■ **GOAL**:
Quote all of the data exactly as given. Skip every picture it contains.

______________________________

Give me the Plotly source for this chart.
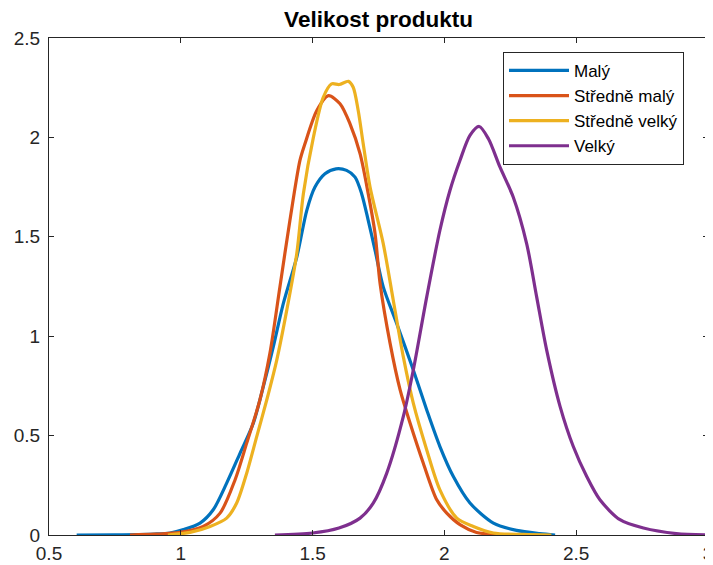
import plotly.graph_objects as go

# ---- data ----
names = ["Malý", "Středně malý", "Středně velký", "Velký"]
colors = ["#0072BD", "#D95319", "#EDB120", "#7E2F8E"]

maly_x = [0.605, 0.75, 0.9, 0.959, 1.01, 1.073, 1.123, 1.174, 1.225, 1.275, 1.313, 1.351, 1.389,
          1.44, 1.478, 1.509, 1.547, 1.589, 1.629, 1.661, 1.686, 1.711, 1.737, 1.768, 1.819,
          1.882, 1.933, 1.983, 2.034, 2.097, 2.186, 2.274, 2.362, 2.42]
maly_y = [0.0, 0.001, 0.005, 0.01, 0.027, 0.06, 0.127, 0.261, 0.412, 0.562, 0.746, 0.947, 1.165,
          1.398, 1.633, 1.75, 1.817, 1.842, 1.834, 1.80, 1.717, 1.583, 1.432, 1.248, 1.064,
          0.83, 0.629, 0.445, 0.294, 0.161, 0.06, 0.023, 0.007, 0.0]

smaly_x = [0.807, 0.9, 0.997, 1.085, 1.149, 1.206, 1.25, 1.30, 1.338, 1.376, 1.414, 1.452, 1.471,
           1.516, 1.56, 1.604, 1.642, 1.68, 1.711, 1.737, 1.756, 1.794, 1.832, 1.87, 1.92,
           1.971, 2.009, 2.059, 2.122, 2.2, 2.3]
smaly_y = [0.0, 0.004, 0.013, 0.043, 0.110, 0.278, 0.462, 0.679, 0.914, 1.248, 1.583, 1.884, 1.968,
           2.135, 2.21, 2.169, 2.068, 1.918, 1.717, 1.516, 1.265, 0.964, 0.73, 0.562, 0.361,
           0.177, 0.110, 0.052, 0.013, 0.002, 0.0]

svelky_x = [0.951, 1.035, 1.111, 1.174, 1.212, 1.25, 1.288, 1.326, 1.364, 1.402, 1.44, 1.465,
            1.503, 1.54, 1.572, 1.601, 1.636, 1.654, 1.673, 1.692, 1.718, 1.768, 1.806, 1.844,
            1.882, 1.933, 1.983, 2.047, 2.11, 2.186, 2.3, 2.406]
svelky_y = [0.0, 0.013, 0.043, 0.085, 0.161, 0.311, 0.495, 0.679, 0.88, 1.131, 1.416, 1.717,
            2.0, 2.20, 2.269, 2.266, 2.282, 2.252, 2.135, 1.968, 1.75, 1.466, 1.181, 0.897,
            0.663, 0.428, 0.227, 0.085, 0.043, 0.01, 0.003, 0.0]

velky_x = [1.357, 1.5, 1.6, 1.68, 1.73, 1.781, 1.844, 1.882, 1.933, 1.983, 2.021, 2.059, 2.097,
           2.132, 2.167, 2.211, 2.261, 2.312, 2.35, 2.388, 2.439, 2.489, 2.54, 2.59, 2.666,
           2.755, 2.88, 3.0]
velky_y = [0.0, 0.01, 0.035, 0.085, 0.16, 0.31, 0.595, 0.83, 1.198, 1.533, 1.733, 1.884, 2.01,
           2.055, 1.993, 1.85, 1.70, 1.466, 1.198, 0.93, 0.646, 0.445, 0.294, 0.177, 0.077,
           0.035, 0.007, 0.0]

x_ticks = [0.5, 1, 1.5, 2, 2.5, 3]
x_tick_text = ["0.5", "1", "1.5", "2", "2.5", "3"]
y_ticks = [0, 0.5, 1, 1.5, 2, 2.5]
y_tick_text = ["0", "0.5", "1", "1.5", "2", "2.5"]

series = [(maly_x, maly_y), (smaly_x, smaly_y), (svelky_x, svelky_y), (velky_x, velky_y)]

fig = go.Figure()
for (xs, ys), name, col in zip(series, names, colors):
    fig.add_trace(go.Scatter(x=xs, y=ys, mode="lines", name=name, cliponaxis=False,
                             line=dict(color=col, width=3.2, shape="spline", smoothing=0.8)))

FONT = "Liberation Sans, Arial, sans-serif"
axis_common = dict(showgrid=False, zeroline=False, showline=True, linecolor="#262626",
                   linewidth=1, mirror="ticks", ticks="inside", ticklen=5, tickcolor="#262626",
                   automargin=False, ticklabeloverflow="allow",
                   tickfont=dict(family=FONT, size=19, color="#262626"))

# page body has an 8px margin: figure is sized to fit the 713x565 window
W, H = 705, 557
fig.update_layout(
    width=W, height=H,
    margin=dict(l=41, r=5, t=30, b=30),
    paper_bgcolor="white", plot_bgcolor="white",
    title=dict(text="<b>Velikost produktu</b>", x=370.5 / W, xanchor="center",
               y=1 - 11.5 / H, yanchor="middle",
               font=dict(family=FONT, size=22.5, color="#000000")),
    xaxis=dict(range=[0.5, 3], tickvals=x_ticks, ticktext=x_tick_text, ticklabelstandoff=1,
               **axis_common),
    yaxis=dict(range=[0, 2.5], tickvals=y_ticks, ticktext=y_tick_text, ticklabelstandoff=4,
               **axis_common),
    legend=dict(x=454 / 659, y=0.972, xanchor="left", yanchor="top",
                bgcolor="white", bordercolor="#262626", borderwidth=1,
                itemwidth=60,
                font=dict(family=FONT, size=17, color="#000000"),
                tracegroupgap=0),
    showlegend=True,
)

fig.write_html("out.html")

______________________________

■ **TASK RESULT**:
Give me the Plotly source for this chart.
import plotly.graph_objects as go

# ---- data ----
names = ["Malý", "Středně malý", "Středně velký", "Velký"]
colors = ["#0072BD", "#D95319", "#EDB120", "#7E2F8E"]

maly_x = [0.605, 0.75, 0.9, 0.959, 1.01, 1.073, 1.123, 1.174, 1.225, 1.275, 1.313, 1.351, 1.389,
          1.44, 1.478, 1.509, 1.547, 1.589, 1.629, 1.661, 1.686, 1.711, 1.737, 1.768, 1.819,
          1.882, 1.933, 1.983, 2.034, 2.097, 2.186, 2.274, 2.362, 2.42]
maly_y = [0.0, 0.001, 0.005, 0.01, 0.027, 0.06, 0.127, 0.261, 0.412, 0.562, 0.746, 0.947, 1.165,
          1.398, 1.633, 1.75, 1.817, 1.842, 1.834, 1.80, 1.717, 1.583, 1.432, 1.248, 1.064,
          0.83, 0.629, 0.445, 0.294, 0.161, 0.06, 0.023, 0.007, 0.0]

smaly_x = [0.807, 0.9, 0.997, 1.085, 1.149, 1.206, 1.25, 1.30, 1.338, 1.376, 1.414, 1.452, 1.471,
           1.516, 1.56, 1.604, 1.642, 1.68, 1.711, 1.737, 1.756, 1.794, 1.832, 1.87, 1.92,
           1.971, 2.009, 2.059, 2.122, 2.2, 2.3]
smaly_y = [0.0, 0.004, 0.013, 0.043, 0.110, 0.278, 0.462, 0.679, 0.914, 1.248, 1.583, 1.884, 1.968,
           2.135, 2.21, 2.169, 2.068, 1.918, 1.717, 1.516, 1.265, 0.964, 0.73, 0.562, 0.361,
           0.177, 0.110, 0.052, 0.013, 0.002, 0.0]

svelky_x = [0.951, 1.035, 1.111, 1.174, 1.212, 1.25, 1.288, 1.326, 1.364, 1.402, 1.44, 1.465,
            1.503, 1.54, 1.572, 1.601, 1.636, 1.654, 1.673, 1.692, 1.718, 1.768, 1.806, 1.844,
            1.882, 1.933, 1.983, 2.047, 2.11, 2.186, 2.3, 2.406]
svelky_y = [0.0, 0.013, 0.043, 0.085, 0.161, 0.311, 0.495, 0.679, 0.88, 1.131, 1.416, 1.717,
            2.0, 2.20, 2.269, 2.266, 2.282, 2.252, 2.135, 1.968, 1.75, 1.466, 1.181, 0.897,
            0.663, 0.428, 0.227, 0.085, 0.043, 0.01, 0.003, 0.0]

velky_x = [1.357, 1.5, 1.6, 1.68, 1.73, 1.781, 1.844, 1.882, 1.933, 1.983, 2.021, 2.059, 2.097,
           2.132, 2.167, 2.211, 2.261, 2.312, 2.35, 2.388, 2.439, 2.489, 2.54, 2.59, 2.666,
           2.755, 2.88, 3.0]
velky_y = [0.0, 0.01, 0.035, 0.085, 0.16, 0.31, 0.595, 0.83, 1.198, 1.533, 1.733, 1.884, 2.01,
           2.055, 1.993, 1.85, 1.70, 1.466, 1.198, 0.93, 0.646, 0.445, 0.294, 0.177, 0.077,
           0.035, 0.007, 0.0]

x_ticks = [0.5, 1, 1.5, 2, 2.5, 3]
x_tick_text = ["0.5", "1", "1.5", "2", "2.5", "3"]
y_ticks = [0, 0.5, 1, 1.5, 2, 2.5]
y_tick_text = ["0", "0.5", "1", "1.5", "2", "2.5"]

series = [(maly_x, maly_y), (smaly_x, smaly_y), (svelky_x, svelky_y), (velky_x, velky_y)]

fig = go.Figure()
for (xs, ys), name, col in zip(series, names, colors):
    fig.add_trace(go.Scatter(x=xs, y=ys, mode="lines", name=name, cliponaxis=False,
                             line=dict(color=col, width=3.2, shape="spline", smoothing=0.8)))

FONT = "Liberation Sans, Arial, sans-serif"
axis_common = dict(showgrid=False, zeroline=False, showline=True, linecolor="#262626",
                   linewidth=1, mirror="ticks", ticks="inside", ticklen=5, tickcolor="#262626",
                   automargin=False, ticklabeloverflow="allow",
                   tickfont=dict(family=FONT, size=19, color="#262626"))

# page body has an 8px margin: figure is sized to fit the 713x565 window
W, H = 705, 557
fig.update_layout(
    width=W, height=H,
    margin=dict(l=41, r=5, t=30, b=30),
    paper_bgcolor="white", plot_bgcolor="white",
    title=dict(text="<b>Velikost produktu</b>", x=370.5 / W, xanchor="center",
               y=1 - 11.5 / H, yanchor="middle",
               font=dict(family=FONT, size=22.5, color="#000000")),
    xaxis=dict(range=[0.5, 3], tickvals=x_ticks, ticktext=x_tick_text, ticklabelstandoff=1,
               **axis_common),
    yaxis=dict(range=[0, 2.5], tickvals=y_ticks, ticktext=y_tick_text, ticklabelstandoff=4,
               **axis_common),
    legend=dict(x=454 / 659, y=0.972, xanchor="left", yanchor="top",
                bgcolor="white", bordercolor="#262626", borderwidth=1,
                itemwidth=60,
                font=dict(family=FONT, size=17, color="#000000"),
                tracegroupgap=0),
    showlegend=True,
)

fig.write_html("out.html")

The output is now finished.